I begin a third week of work bone tired; a gentle weekend of chores and minor home improvements beckoned; coaxing the kids to summer markets on the promise of treats, and dozing in cinemas to films we’d never watch without them (it was, of course, The Secret Life of Pets – the usual clutzy cartoonoid humour and United schmulz of Americana – both Tom and I slumbered, while the kids drip-munched popcorn).
Father’s Day passed by with homemade cards and tea, and genuine gratitude after Tom built the boy a nigh impossible climbing wall on the back of the house – hopefully beyond the skills of an impromptu burglar. I thought about sending my own dad a digitised version of a now faded memory, but, in the end, thought better of it.

It was, last week, our ninth wedding anniversary and Tom picked me up from outside my new office, crotchety after a week of broken sleep, and a soggy journey in by bike dressed in clothes unsuited to the weather. But our evening – an expresso martini, small plates of tapas and a bottle of pink wine in a heated archway veranda, was contented, and the rain held off. We have made it over the hump.

Despite this month’s monsoon, we’ve allowed ourselves some fun – Field Day may have been wet, but, old hands to amusing ourselves in mud-drenched crowds, it was dreamy – the two of us up to no good like the old days while the kids played silly buggers with our new childminder. We made up for it this weekend, but despite our lie ins, I can’t quite catch up.
My weeks are now fraught, chasing my tail in the morning to get to my desk on time, yet twiddling my thumbs by lunchtime – the old inertia settling of days’ long screen-surfing, while the challenge of getting to grips with a new subject will only last so long.

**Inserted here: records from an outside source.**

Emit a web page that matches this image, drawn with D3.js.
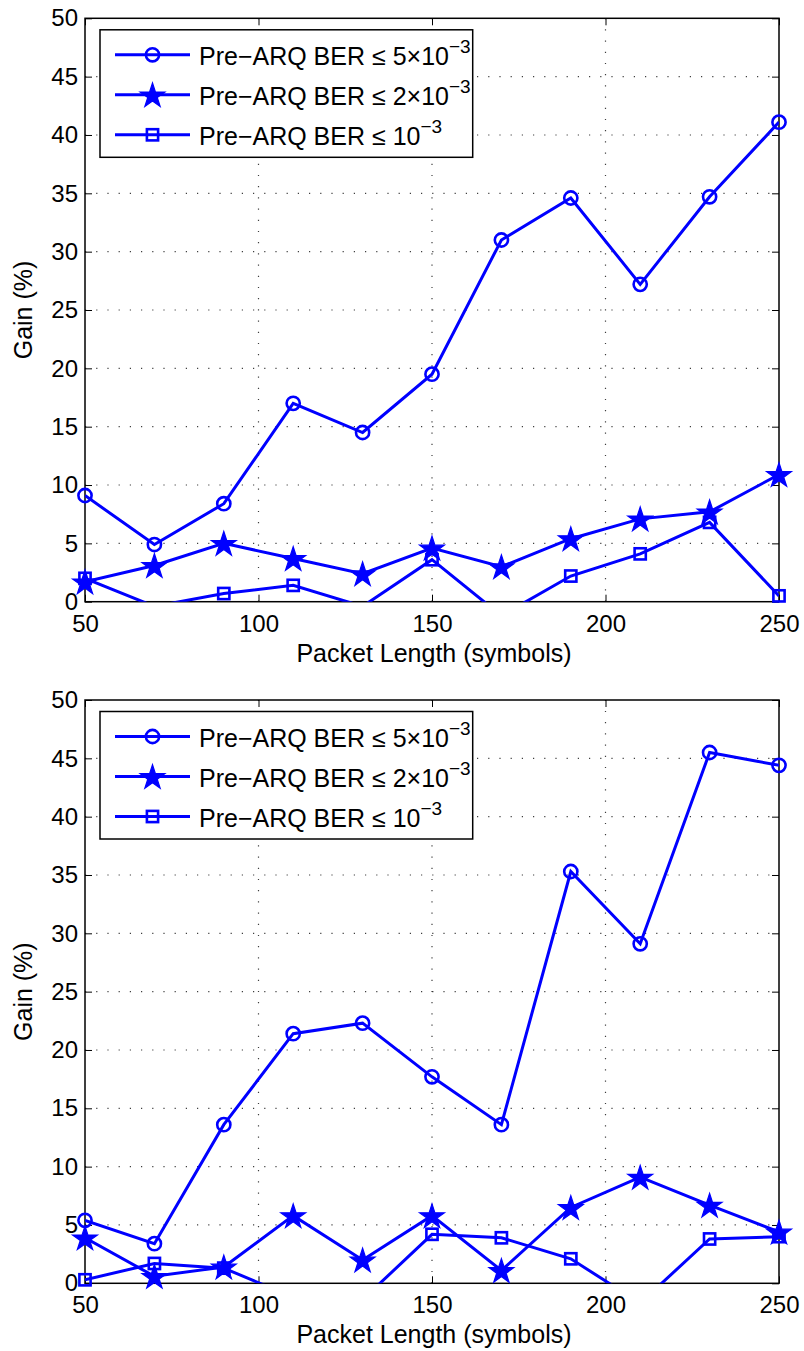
<!DOCTYPE html>
<html>
<head>
<meta charset="utf-8">
<script src="https://cdnjs.cloudflare.com/ajax/libs/d3/7.8.5/d3.min.js"></script>
<style>
  html, body { margin: 0; padding: 0; background: #fff; }
  svg { display: block; }
  text { font-family: "Liberation Sans", Arial, sans-serif; fill: #000; }
</style>
</head>
<body>
<svg id="chart" width="804" height="1351"></svg>
<script>
// ---- data ----
const packetLength = [50, 70, 90, 110, 130, 150, 170, 190, 210, 230, 250];

// top panel
const topBer5e3 = [9.1, 4.9, 8.4, 17.0, 14.5, 19.5, 31.0, 34.6, 27.2, 34.7, 41.1];
const topBer2e3 = [1.7, 3.1, 5.0, 3.7, 2.4, 4.6, 3.0, 5.4, 7.1, 7.7, 10.9];
const topBer1e3 = [2.0, -0.4, 0.7, 1.4, -0.4, 3.6, -1.2, 2.2, 4.1, 6.8, 0.5];

// bottom panel
const botBer5e3 = [5.4, 3.4, 13.6, 21.4, 22.3, 17.7, 13.6, 35.3, 29.1, 45.5, 44.4];
const botBer2e3 = [3.9, 0.6, 1.4, 5.8, 2.0, 5.8, 1.1, 6.5, 9.1, 6.7, 4.4];
const botBer1e3 = [0.3, 1.7, 1.3, -1.2, -1.4, 4.2, 3.9, 2.1, -1.7, 3.8, 4.0];

const xTicks = [50, 100, 150, 200, 250];
const yTicks = [0, 5, 10, 15, 20, 25, 30, 35, 40, 45, 50];
const xDomain = [50, 250];
const yDomain = [0, 50];

const legendMain = ["Pre\u2212ARQ BER \u2264 5\u00d710", "Pre\u2212ARQ BER \u2264 2\u00d710", "Pre\u2212ARQ BER \u2264 10"];
const legendSup = ["\u22123", "\u22123", "\u22123"];
const markerTypes = ["circle", "star", "square"];

const xLabel = "Packet Length (symbols)";
const yLabel = "Gain (%)";

// ---- layout ----
const svg = d3.select("#chart");
const blue = "#0000ff";
const left = 85, right = 779;
const panels = [
  { top: 18.3, bottom: 601.7, series: [topBer5e3, topBer2e3, topBer1e3] },
  { top: 700, bottom: 1283.3, series: [botBer5e3, botBer2e3, botBer1e3] }
];

function drawMarker(g, type, x, y) {
  if (type === "circle") {
    g.append("circle").attr("cx", x).attr("cy", y).attr("r", 6.6)
      .attr("fill", "none").attr("stroke", blue).attr("stroke-width", 2.6);
  } else if (type === "square") {
    g.append("rect").attr("x", x - 5.6).attr("y", y - 5.6).attr("width", 11.2).attr("height", 11.2)
      .attr("fill", "none").attr("stroke", blue).attr("stroke-width", 2.6);
  } else {
    g.append("path").attr("d", d3.symbol(d3.symbolStar, 190)())
      .attr("transform", `translate(${x},${y + 1.2})`)
      .attr("fill", blue).attr("stroke", blue).attr("stroke-width", 1.2);
  }
}

panels.forEach((p, pi) => {
  const x = d3.scaleLinear().domain(xDomain).range([left, right]);
  const y = d3.scaleLinear().domain(yDomain).range([p.bottom, p.top]);
  const g = svg.append("g");

  // clip
  const clipId = "clip" + pi;
  svg.append("defs").append("clipPath").attr("id", clipId)
    .append("rect").attr("x", left).attr("y", p.top).attr("width", right - left).attr("height", p.bottom - p.top);

  // grid
  const grid = g.append("g");
  xTicks.forEach(t => {
    if (t === xDomain[0] || t === xDomain[1]) return;
    grid.append("line").attr("x1", x(t)).attr("x2", x(t)).attr("y1", p.bottom).attr("y2", p.top)
      .attr("stroke", "#000").attr("stroke-width", 1.2).attr("stroke-dasharray", "1.2,10").attr("opacity", 0.75);
  });
  yTicks.forEach(t => {
    if (t === yDomain[0] || t === yDomain[1]) return;
    grid.append("line").attr("x1", left).attr("x2", right).attr("y1", y(t)).attr("y2", y(t))
      .attr("stroke", "#000").attr("stroke-width", 1.2).attr("stroke-dasharray", "1.2,10").attr("opacity", 0.75);
  });

  // axes (d3 axes with inward ticks on all four sides)
  const axB = d3.axisBottom(x).tickValues(xTicks).tickSizeInner(-7).tickSizeOuter(0).tickPadding(14).tickFormat(d3.format("d"));
  const axT = d3.axisTop(x).tickValues(xTicks).tickSizeInner(-7).tickSizeOuter(0).tickFormat("");
  const axL = d3.axisLeft(y).tickValues(yTicks).tickSizeInner(-7).tickSizeOuter(0).tickPadding(14).tickFormat(d3.format("d"));
  const axR = d3.axisRight(y).tickValues(yTicks).tickSizeInner(-7).tickSizeOuter(0).tickFormat("");

  const gB = g.append("g").attr("transform", `translate(0,${p.bottom})`).call(axB);
  const gT = g.append("g").attr("transform", `translate(0,${p.top})`).call(axT);
  const gL = g.append("g").attr("transform", `translate(${left},0)`).call(axL);
  const gR = g.append("g").attr("transform", `translate(${right},0)`).call(axR);
  [gB, gT, gL, gR].forEach(a => {
    a.select(".domain").remove();
    a.selectAll(".tick line").attr("stroke", "#000").attr("stroke-width", 1);
    a.selectAll(".tick text").attr("font-size", 24).attr("font-family", "Liberation Sans, Arial, sans-serif").attr("fill", "#000");
  });
  gB.selectAll(".tick text").attr("dy", "0.71em").attr("y", 13);
  gL.selectAll(".tick text").attr("x", -7);

  // box
  g.append("rect").attr("x", left).attr("y", p.top).attr("width", right - left).attr("height", p.bottom - p.top)
    .attr("fill", "none").attr("stroke", "#000").attr("stroke-width", 1.5);

  // series lines
  const line = d3.line().x((d, i) => x(packetLength[i])).y(d => y(d));
  const lg = g.append("g").attr("clip-path", `url(#${clipId})`);
  p.series.forEach(s => {
    lg.append("path").datum(s).attr("d", line).attr("fill", "none")
      .attr("stroke", blue).attr("stroke-width", 3).attr("stroke-linejoin", "miter");
  });
  // markers
  const mg = g.append("g");
  p.series.forEach((s, si) => {
    s.forEach((v, i) => {
      if (v < yDomain[0] || v > yDomain[1]) return;
      drawMarker(mg, markerTypes[si], x(packetLength[i]), y(v));
    });
  });

  // axis labels
  g.append("text").attr("x", (left + right) / 2 + 2).attr("y", p.bottom + 60)
    .attr("text-anchor", "middle").attr("font-size", 25).text(xLabel);
  g.append("text").attr("transform", `translate(32,${(p.top + p.bottom) / 2}) rotate(-90)`)
    .attr("text-anchor", "middle").attr("font-size", 25).text(yLabel);

  // legend
  const lgX = 100, lgY = p.top + 11.5, lgW = 372.7, lgH = 127.5;
  const leg = g.append("g");
  leg.append("rect").attr("x", lgX).attr("y", lgY).attr("width", lgW).attr("height", lgH)
    .attr("fill", "#fff").attr("stroke", "#000").attr("stroke-width", 1.5);
  legendMain.forEach((lab, i) => {
    const cy = lgY + 25 + i * 40;
    leg.append("line").attr("x1", 115).attr("x2", 190).attr("y1", cy).attr("y2", cy)
      .attr("stroke", blue).attr("stroke-width", 3);
    drawMarker(leg, markerTypes[i], 152.5, cy);
    const t = leg.append("text").attr("x", 199).attr("y", cy + 10.5).attr("font-size", 25);
    t.append("tspan").text(lab);
    t.append("tspan").attr("font-size", 19).attr("dy", -12).text(legendSup[i]);
  });
});
</script>
</body>
</html>
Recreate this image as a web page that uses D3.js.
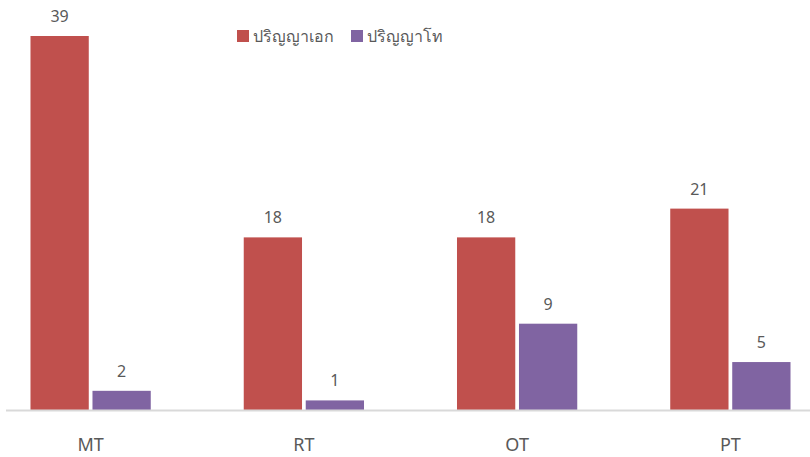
<!DOCTYPE html>
<html>
<head>
<meta charset="utf-8">
<script src="https://cdn.jsdelivr.net/npm/d3@7"></script>
<style>
  body { margin: 0; background: #fff; }
  text { font-family: "Noto Sans", "Open Sans", sans-serif; }
</style>
</head>
<body>
<div id="chart-area"></div>
<script>
// data
var categories = ["MT", "RT", "OT", "PT"];
var seriesNames = ["ปริญญาเอก", "ปริญญาโท"];
var phdValues = [39, 18, 18, 21];
var masterValues = [2, 1, 9, 5];
var colors = ["#C0504D", "#8064A2"];

var width = 810, height = 457;
var baseline = 410;

var svg = d3.select("#chart-area")
    .append("svg")
    .attr("width", width)
    .attr("height", height);

// Scales
var x0 = d3.scaleBand().domain(categories).range([-16, 837]).paddingInner(0).paddingOuter(0);
var x1 = d3.scaleBand().domain(seriesNames).range([0, x0.bandwidth()]).paddingInner(0.06).paddingOuter(0.75);
var y = d3.scaleLinear().domain([0, 39]).range([baseline, 36]);

var rows = categories.map(function(c, i) {
    return { cat: c, vals: [phdValues[i], masterValues[i]] };
});

// Bars
var groups = svg.selectAll(".group")
    .data(rows)
    .enter().append("g")
    .attr("class", "group")
    .attr("transform", function(d) { return "translate(" + x0(d.cat) + ",0)"; });

groups.selectAll("rect")
    .data(function(d) { return d.vals.map(function(v, j) { return { s: seriesNames[j], v: v, j: j }; }); })
    .enter().append("rect")
    .attr("x", function(d) { return x1(d.s); })
    .attr("y", function(d) { return y(d.v); })
    .attr("width", x1.bandwidth())
    .attr("height", function(d) { return baseline - y(d.v); })
    .attr("fill", function(d) { return colors[d.j]; });

groups.selectAll(".val")
    .data(function(d) { return d.vals.map(function(v, j) { return { s: seriesNames[j], v: v }; }); })
    .enter().append("text")
    .attr("class", "val")
    .attr("x", function(d) { return x1(d.s) + x1.bandwidth() / 2; })
    .attr("y", function(d) { return y(d.v) - 14; })
    .attr("text-anchor", "middle")
    .attr("font-size", "16px")
    .attr("fill", "#595959")
    .text(function(d) { return d.v; });

// X axis
var xAxis = svg.append("g")
    .attr("transform", "translate(0," + baseline + ")")
    .call(d3.axisBottom(x0).tickSize(0).tickPadding(28));
xAxis.select(".domain").remove();
xAxis.append("line")
    .attr("x1", 6).attr("x2", 810)
    .attr("y1", 0.5).attr("y2", 0.5)
    .attr("stroke", "#D9D9D9")
    .attr("stroke-width", 2);
xAxis.selectAll(".tick text")
    .attr("font-size", "18px")
    .attr("fill", "#595959")
    .style("font-family", "'Noto Sans', 'Open Sans', sans-serif");

// Legend
var legend = svg.append("g").attr("transform", "translate(237,30)");
var legX = [0, 114];
seriesNames.forEach(function(name, i) {
    var item = legend.append("g").attr("transform", "translate(" + legX[i] + ",0)");
    item.append("rect").attr("width", 12).attr("height", 12).attr("fill", colors[i]);
    item.append("text")
        .attr("x", 16).attr("y", 12)
        .attr("font-size", "16px")
        .attr("fill", "#595959")
        .text(name);
});
</script>
</body>
</html>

I’m not made for the office, but I like the relief an extra income brings – we can, at last, move forward once again.
From booking a nicer than usual holiday to a nostalgic location from my own over- privileged upbringing, to getting bits and bobs done at home, and splurging on unnecessaries down Broadway Market orprosecco cocktails on Friday night while the kids are at Scouts, money won’t buy happiness, but it sure as hell helps you spend your time more pleasantly.
But it’s a double-edged sword. The restlessness caused by corporate smarts and wall-to-wall good behaviour means a desire for mischief sets in by midweek – a need for action that’s probably unseemly at my age, for all I misspent my youth on wholesome homemaking and necessarily childish pursuits.Yet, for now, I’m luxuriating in plain sailing and normality – a break from playground intrigues and local busybodying, and the blissful purdah of obscurity before the day-to-day rivalries and familiar petty contempts of office life set it.